---------- GIVEN DATA

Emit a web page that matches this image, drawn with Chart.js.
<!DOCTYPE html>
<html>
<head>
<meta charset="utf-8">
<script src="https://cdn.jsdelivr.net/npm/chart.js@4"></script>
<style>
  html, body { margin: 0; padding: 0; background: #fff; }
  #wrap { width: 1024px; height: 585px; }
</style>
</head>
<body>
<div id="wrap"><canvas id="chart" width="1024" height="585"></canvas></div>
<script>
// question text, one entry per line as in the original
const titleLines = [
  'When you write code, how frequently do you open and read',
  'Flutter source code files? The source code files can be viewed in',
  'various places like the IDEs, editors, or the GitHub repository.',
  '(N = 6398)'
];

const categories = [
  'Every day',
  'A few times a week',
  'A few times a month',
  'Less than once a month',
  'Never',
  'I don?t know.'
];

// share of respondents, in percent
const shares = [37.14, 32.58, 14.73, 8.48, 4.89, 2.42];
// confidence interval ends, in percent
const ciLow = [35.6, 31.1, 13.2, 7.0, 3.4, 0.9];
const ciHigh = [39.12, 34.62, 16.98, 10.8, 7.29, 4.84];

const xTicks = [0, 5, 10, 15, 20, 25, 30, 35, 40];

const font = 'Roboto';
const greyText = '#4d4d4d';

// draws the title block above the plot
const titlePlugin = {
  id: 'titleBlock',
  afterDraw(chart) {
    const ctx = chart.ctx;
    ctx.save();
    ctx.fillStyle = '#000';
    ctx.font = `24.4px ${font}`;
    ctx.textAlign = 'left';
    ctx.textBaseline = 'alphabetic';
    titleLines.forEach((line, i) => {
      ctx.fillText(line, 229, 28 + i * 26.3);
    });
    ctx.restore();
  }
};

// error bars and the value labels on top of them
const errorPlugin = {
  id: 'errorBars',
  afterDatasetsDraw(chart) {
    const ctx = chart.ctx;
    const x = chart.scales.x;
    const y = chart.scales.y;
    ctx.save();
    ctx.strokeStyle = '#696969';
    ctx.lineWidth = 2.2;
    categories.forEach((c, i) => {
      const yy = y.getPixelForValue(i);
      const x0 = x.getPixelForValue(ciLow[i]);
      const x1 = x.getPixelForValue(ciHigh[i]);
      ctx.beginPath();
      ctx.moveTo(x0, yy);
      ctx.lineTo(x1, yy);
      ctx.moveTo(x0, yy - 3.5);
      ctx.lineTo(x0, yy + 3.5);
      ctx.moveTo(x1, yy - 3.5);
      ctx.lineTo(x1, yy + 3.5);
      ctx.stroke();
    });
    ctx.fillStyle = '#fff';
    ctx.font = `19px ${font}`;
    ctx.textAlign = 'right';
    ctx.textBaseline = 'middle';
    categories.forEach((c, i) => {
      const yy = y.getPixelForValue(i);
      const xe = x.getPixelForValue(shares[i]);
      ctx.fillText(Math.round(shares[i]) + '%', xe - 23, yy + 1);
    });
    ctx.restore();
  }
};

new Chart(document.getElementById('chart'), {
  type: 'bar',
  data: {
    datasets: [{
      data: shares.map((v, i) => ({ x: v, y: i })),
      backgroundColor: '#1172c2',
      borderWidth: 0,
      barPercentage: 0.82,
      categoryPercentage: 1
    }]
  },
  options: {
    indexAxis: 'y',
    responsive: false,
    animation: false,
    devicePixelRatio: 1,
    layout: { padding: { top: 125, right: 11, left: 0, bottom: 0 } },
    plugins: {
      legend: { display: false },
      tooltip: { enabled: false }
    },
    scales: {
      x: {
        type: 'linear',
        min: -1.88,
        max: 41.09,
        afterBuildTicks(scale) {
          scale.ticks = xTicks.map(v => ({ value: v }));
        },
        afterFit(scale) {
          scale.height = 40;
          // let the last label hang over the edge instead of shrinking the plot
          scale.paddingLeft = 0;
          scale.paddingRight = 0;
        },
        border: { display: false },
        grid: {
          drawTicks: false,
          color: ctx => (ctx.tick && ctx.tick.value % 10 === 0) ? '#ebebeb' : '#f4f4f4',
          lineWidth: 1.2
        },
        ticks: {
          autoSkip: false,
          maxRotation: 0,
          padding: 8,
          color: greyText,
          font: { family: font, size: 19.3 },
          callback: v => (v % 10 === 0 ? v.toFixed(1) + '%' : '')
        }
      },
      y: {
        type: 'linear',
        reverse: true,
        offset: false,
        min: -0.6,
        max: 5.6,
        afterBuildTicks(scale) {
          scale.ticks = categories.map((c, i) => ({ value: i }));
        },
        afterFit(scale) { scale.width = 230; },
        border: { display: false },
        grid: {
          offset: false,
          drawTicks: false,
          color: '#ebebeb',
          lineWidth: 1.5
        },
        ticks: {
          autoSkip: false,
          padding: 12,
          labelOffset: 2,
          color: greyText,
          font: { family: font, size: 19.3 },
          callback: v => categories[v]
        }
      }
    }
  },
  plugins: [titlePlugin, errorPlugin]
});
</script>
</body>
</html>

--------------------

WHAT IS EXPECTED:
Give the complete listing a second time, exactly as it reads.

TASK RESPONSE:
Emit a web page that matches this image, drawn with Chart.js.
<!DOCTYPE html>
<html>
<head>
<meta charset="utf-8">
<script src="https://cdn.jsdelivr.net/npm/chart.js@4"></script>
<style>
  html, body { margin: 0; padding: 0; background: #fff; }
  #wrap { width: 1024px; height: 585px; }
</style>
</head>
<body>
<div id="wrap"><canvas id="chart" width="1024" height="585"></canvas></div>
<script>
// question text, one entry per line as in the original
const titleLines = [
  'When you write code, how frequently do you open and read',
  'Flutter source code files? The source code files can be viewed in',
  'various places like the IDEs, editors, or the GitHub repository.',
  '(N = 6398)'
];

const categories = [
  'Every day',
  'A few times a week',
  'A few times a month',
  'Less than once a month',
  'Never',
  'I don?t know.'
];

// share of respondents, in percent
const shares = [37.14, 32.58, 14.73, 8.48, 4.89, 2.42];
// confidence interval ends, in percent
const ciLow = [35.6, 31.1, 13.2, 7.0, 3.4, 0.9];
const ciHigh = [39.12, 34.62, 16.98, 10.8, 7.29, 4.84];

const xTicks = [0, 5, 10, 15, 20, 25, 30, 35, 40];

const font = 'Roboto';
const greyText = '#4d4d4d';

// draws the title block above the plot
const titlePlugin = {
  id: 'titleBlock',
  afterDraw(chart) {
    const ctx = chart.ctx;
    ctx.save();
    ctx.fillStyle = '#000';
    ctx.font = `24.4px ${font}`;
    ctx.textAlign = 'left';
    ctx.textBaseline = 'alphabetic';
    titleLines.forEach((line, i) => {
      ctx.fillText(line, 229, 28 + i * 26.3);
    });
    ctx.restore();
  }
};

// error bars and the value labels on top of them
const errorPlugin = {
  id: 'errorBars',
  afterDatasetsDraw(chart) {
    const ctx = chart.ctx;
    const x = chart.scales.x;
    const y = chart.scales.y;
    ctx.save();
    ctx.strokeStyle = '#696969';
    ctx.lineWidth = 2.2;
    categories.forEach((c, i) => {
      const yy = y.getPixelForValue(i);
      const x0 = x.getPixelForValue(ciLow[i]);
      const x1 = x.getPixelForValue(ciHigh[i]);
      ctx.beginPath();
      ctx.moveTo(x0, yy);
      ctx.lineTo(x1, yy);
      ctx.moveTo(x0, yy - 3.5);
      ctx.lineTo(x0, yy + 3.5);
      ctx.moveTo(x1, yy - 3.5);
      ctx.lineTo(x1, yy + 3.5);
      ctx.stroke();
    });
    ctx.fillStyle = '#fff';
    ctx.font = `19px ${font}`;
    ctx.textAlign = 'right';
    ctx.textBaseline = 'middle';
    categories.forEach((c, i) => {
      const yy = y.getPixelForValue(i);
      const xe = x.getPixelForValue(shares[i]);
      ctx.fillText(Math.round(shares[i]) + '%', xe - 23, yy + 1);
    });
    ctx.restore();
  }
};

new Chart(document.getElementById('chart'), {
  type: 'bar',
  data: {
    datasets: [{
      data: shares.map((v, i) => ({ x: v, y: i })),
      backgroundColor: '#1172c2',
      borderWidth: 0,
      barPercentage: 0.82,
      categoryPercentage: 1
    }]
  },
  options: {
    indexAxis: 'y',
    responsive: false,
    animation: false,
    devicePixelRatio: 1,
    layout: { padding: { top: 125, right: 11, left: 0, bottom: 0 } },
    plugins: {
      legend: { display: false },
      tooltip: { enabled: false }
    },
    scales: {
      x: {
        type: 'linear',
        min: -1.88,
        max: 41.09,
        afterBuildTicks(scale) {
          scale.ticks = xTicks.map(v => ({ value: v }));
        },
        afterFit(scale) {
          scale.height = 40;
          // let the last label hang over the edge instead of shrinking the plot
          scale.paddingLeft = 0;
          scale.paddingRight = 0;
        },
        border: { display: false },
        grid: {
          drawTicks: false,
          color: ctx => (ctx.tick && ctx.tick.value % 10 === 0) ? '#ebebeb' : '#f4f4f4',
          lineWidth: 1.2
        },
        ticks: {
          autoSkip: false,
          maxRotation: 0,
          padding: 8,
          color: greyText,
          font: { family: font, size: 19.3 },
          callback: v => (v % 10 === 0 ? v.toFixed(1) + '%' : '')
        }
      },
      y: {
        type: 'linear',
        reverse: true,
        offset: false,
        min: -0.6,
        max: 5.6,
        afterBuildTicks(scale) {
          scale.ticks = categories.map((c, i) => ({ value: i }));
        },
        afterFit(scale) { scale.width = 230; },
        border: { display: false },
        grid: {
          offset: false,
          drawTicks: false,
          color: '#ebebeb',
          lineWidth: 1.5
        },
        ticks: {
          autoSkip: false,
          padding: 12,
          labelOffset: 2,
          color: greyText,
          font: { family: font, size: 19.3 },
          callback: v => categories[v]
        }
      }
    }
  },
  plugins: [titlePlugin, errorPlugin]
});
</script>
</body>
</html>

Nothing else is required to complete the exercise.